Kaucminde manor is located only eight kilometers from the the magnificent and fully restored Rundāle palace, one of Latvia's major tourist attractions. This part of the country has numerous notable palaces, castles and manor houses. Once among the grandest of them all, Kaucminde is now among the most decrepit, its elegant 18th century features reduced to a crumbling wreckage.
Kaucminde manor was built in the late 18th century in the style of early classicism. Until 1920, it was owned by the family of Count Peter von der Pahlen. Then it was handed over to the newly established Kaucminde housekeeping seminary, where the daughters of the wealthiest Latvian landowners studied. In 1944, the building was taken over by Saulaine Agricultural Technical School and remained an agricultural school through the 1960s before its decline and abandonment started.
From the restoration of Latvian independence until the beginning of the 21st century, the manor was the property of Rundāle municipality. Since 1998 it has been listed as an important national cultural monument.
According to Aivars Okmanis, the long-term chairman of Rundāle district council, the municipality had insufficient resources to take proper care of the sprawling property and so it passed into private ownership.
"The municipality did not have such opportunities as now. At that time there was a parish and there were no European funds. We had not even joined the European Union yet, and there was no option at all to maintain the manor. We had a kindergarten inside. We found a private person who undertook to maintain and restore everything,” explained Okmanis.
However, in almost 15 years of private ownership the manor did not experience any significant improvements. Then in 2016, it was acquired by its current owner, a legal services company named "Cvir". According to publicly available data, Cvir currently has tax debts of nearly 20,000 euros.
Although a preservation project has already been developed and submitted to the construction board, at the Kaucminde manor itself there is little evidence to suggest any care is being taken of the buildings other than many 'Keep out' signs which have recently apepared. Two fines imposed by the National Heritage Board on Cvir are yet to be paid, as previously reported by LSM.
In October of this year, the manor was inspected by architect Artūrs Lapiņš, who said it has only been saved from complete collapse by works carried out with state support to strengthen the elaborate portico at the front of the main building.
"The current situation is that everything there is relatively stable, but the portico absorbs moisture. It is necessary to build a structure that protects from rain, from snow. The cold weather is coming, and it can definitely cause significant damage to the portico, something can collapse down there. At the moment, nothing falls on your head, but it must be saved immediately,” Lapiņš said.
Roberts Līgers, a member of the board of Cvir, insisted restoration work would get under way soon.
“We anticipate that we are entering into an agreement with the contractor this week on the performance of these works, in line with the National Heritage Board. We are confident that the bulk of this restoration work will be carried out this building season," he said.
However, others are skeptical, particularly given the fact that similar reassuraces were made back in 2017, as reported by LTV's Kulturšoks show.

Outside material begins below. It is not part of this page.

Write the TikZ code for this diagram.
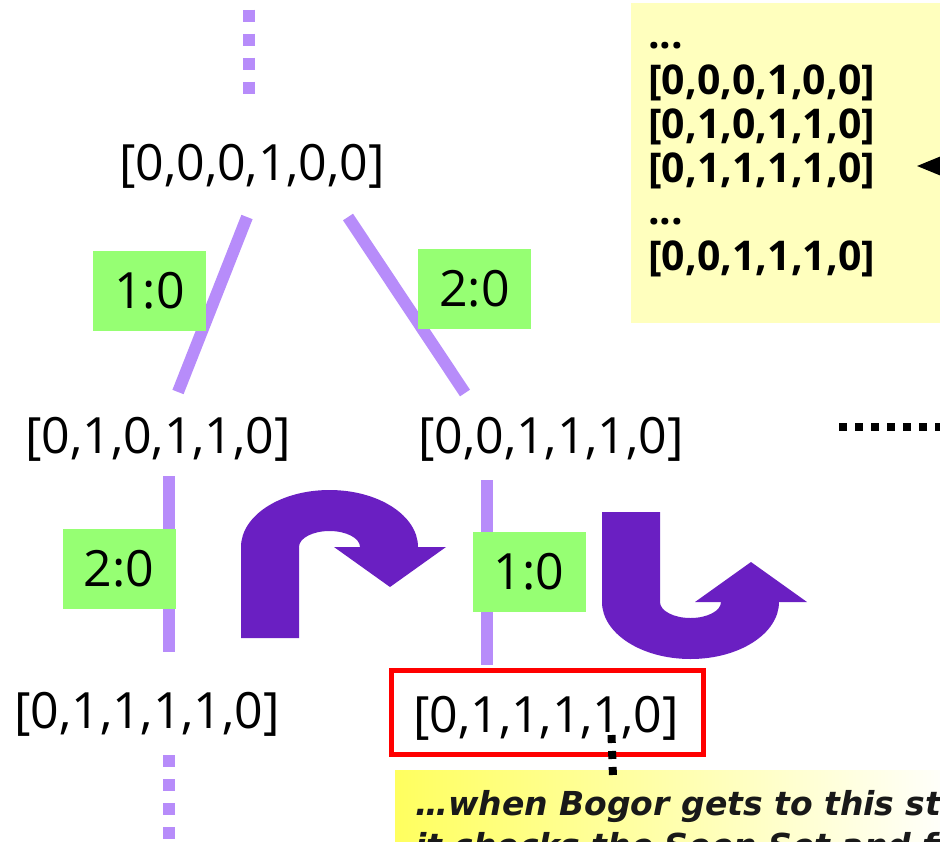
\documentclass[tikz,border=0pt]{standalone}
\usepackage{fontspec}
\setmainfont{Open Sans}
\newfontfamily\notefont{DejaVu Sans}
\usetikzlibrary{arrows.meta}

\definecolor{treeline}{RGB}{183,140,250}
\definecolor{labelgreen}{RGB}{150,255,115}
\definecolor{memo}{RGB}{255,255,190}
\definecolor{turnpurple}{RGB}{106,31,194}
\definecolor{notey}{RGB}{255,255,95}
\definecolor{hitred}{RGB}{255,0,0}

\begin{document}
\begin{tikzpicture}[x=1pt,y=-1pt,
  state/.style={font=\fontsize{50}{60}\selectfont, inner sep=0pt, anchor=base},
  tag/.style={fill=labelgreen, minimum width=113pt, minimum height=80pt,
    inner sep=0pt, font=\fontsize{50}{60}\selectfont},
  edge/.style={treeline, line width=12pt},
  trail/.style={treeline, line width=12pt, dash pattern=on 12pt off 12pt},
  blackdots/.style={black, line width=8pt, dash pattern=on 8pt off 8pt},
  seen/.style={font=\fontsize{41}{44}\selectfont\bfseries, inner sep=0pt, anchor=base west},
  note/.style={font=\notefont\fontsize{33}{40}\selectfont\bfseries\itshape,
    text=black!90, inner sep=0pt, anchor=base west},
  uturnshape/.style={fill=turnpurple},
]
\useasboundingbox (0,0) rectangle (940,841);
\clip (0,0) rectangle (940,841);

% seen-set memo (top right)
\fill[memo] (631,3) rectangle (980,323);
\node[seen] (m0) at (648,48)  {...};
\node[seen] (m1) at (648,94)  {[0,0,0,1,0,0]};
\node[seen] (m2) at (648,138) {[0,1,0,1,1,0]};
\node[seen] (m3) at (648,182) {[0,1,1,1,1,0]};
\node[seen] (m4) at (648,224) {...};
\node[seen] (m5) at (648,270) {[0,0,1,1,1,0]};
\coordinate (memoin)  at (1010,166);
\coordinate (memotip) at (917,166);
\draw[line width=3pt, -{Triangle[length=40pt,width=32pt]}] (memoin) -- (memotip);

% state tree
\node[state] (s0) at (252,180) {[0,0,0,1,0,0]};
\node[state] (s1) at (158,453) {[0,1,0,1,1,0]};
\node[state] (s2) at (551,453) {[0,0,1,1,1,0]};
\node[state] (s3) at (147,728) {[0,1,1,1,1,0]};
\node[draw=hitred, line width=5pt, minimum width=312pt, minimum height=84pt,
  inner sep=0pt] (hit) at (547.5,712.5) {};
\node[state] (s4) at (546,732) {[0,1,1,1,1,0]};

% transitions
\coordinate (e1a) at (247,217); \coordinate (e1b) at (178,392);
\coordinate (e2a) at (348,217); \coordinate (e2b) at (465,393);
\coordinate (e3a) at (169,476); \coordinate (e3b) at (169,652);
\coordinate (e4a) at (487,480); \coordinate (e4b) at (487,665);
\draw[edge] (e1a) -- (e1b);
\draw[edge] (e2a) -- (e2b);
\draw[edge] (e3a) -- (e3b);
\draw[edge] (e4a) -- (e4b);

% continuing paths
\coordinate (up0) at (249,-14.5); \coordinate (up1) at (249,93.5);
\draw[trail] (up0) -- (up1);
\coordinate (dn0) at (169,755); \coordinate (dn1) at (169,860);
\draw[trail] (dn0) -- (dn1);
\coordinate (rt0) at (839,427); \coordinate (rt1) at (960,427);
\draw[blackdots] (rt0) -- (rt1);

% transition labels
\node[tag] (t1) at (149.5,291) {1:0};
\node[tag] (t2) at (474.5,289) {2:0};
\node[tag] (t3) at (119,569)   {2:0};
\node[tag] (t4) at (529,572)   {1:0};

% backtrack / advance u-turns
\path[uturnshape] (241,638) -- (241,547)
  arc[start angle=180, end angle=0, x radius=88.5pt, y radius=57pt]
  -- (446,547) -- (390,587) -- (334,547) -- (360,547)
  arc[start angle=0, end angle=180, x radius=30.5pt, y radius=16pt]
  -- (299,638) -- cycle;
\path[uturnshape] (602,512) -- (602,602)
  arc[start angle=180, end angle=360, x radius=88.5pt, y radius=57pt]
  -- (807,602) -- (751,562) -- (695,602) -- (721,602)
  arc[start angle=360, end angle=180, x radius=30.5pt, y radius=16pt]
  -- (660,512) -- cycle;

% callout
\shade[left color=notey, right color=white] (395,770) rectangle (960,900);
\coordinate (callout) at (613,777);
\draw[blackdots] ([xshift=65.5pt]s4.base) ++(0,3) -- (callout);
\node[note] (n1) at (415,815) {…when Bogor gets to this state,};
\node[note] (n2) at (415,857) {it checks the Seen Set and finds};
\end{tikzpicture}
\end{document}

Elvīra Mantrova, the head of the Zemgale regional branch of the National Cultural Heritage Board, is among those doubtful that Kaucminde will rise from its rubble any time soon given Cvir's debts and failure to pay its fines.
"You know, if you believe only in words, you feel very hopeful, but if everything is judged by deeds, then there is no faith at all," she said.
The law stipulates that the palace can in theory be expropriated to save it as a significant part of Latvia's cultural heritage. however, Elvīra Mantrova does not believe that Kaucminde should be restored only at taxpayers' expense and hopes Kaucminde's ancient fame can be restored by attracting a reputable and well-financed private investor.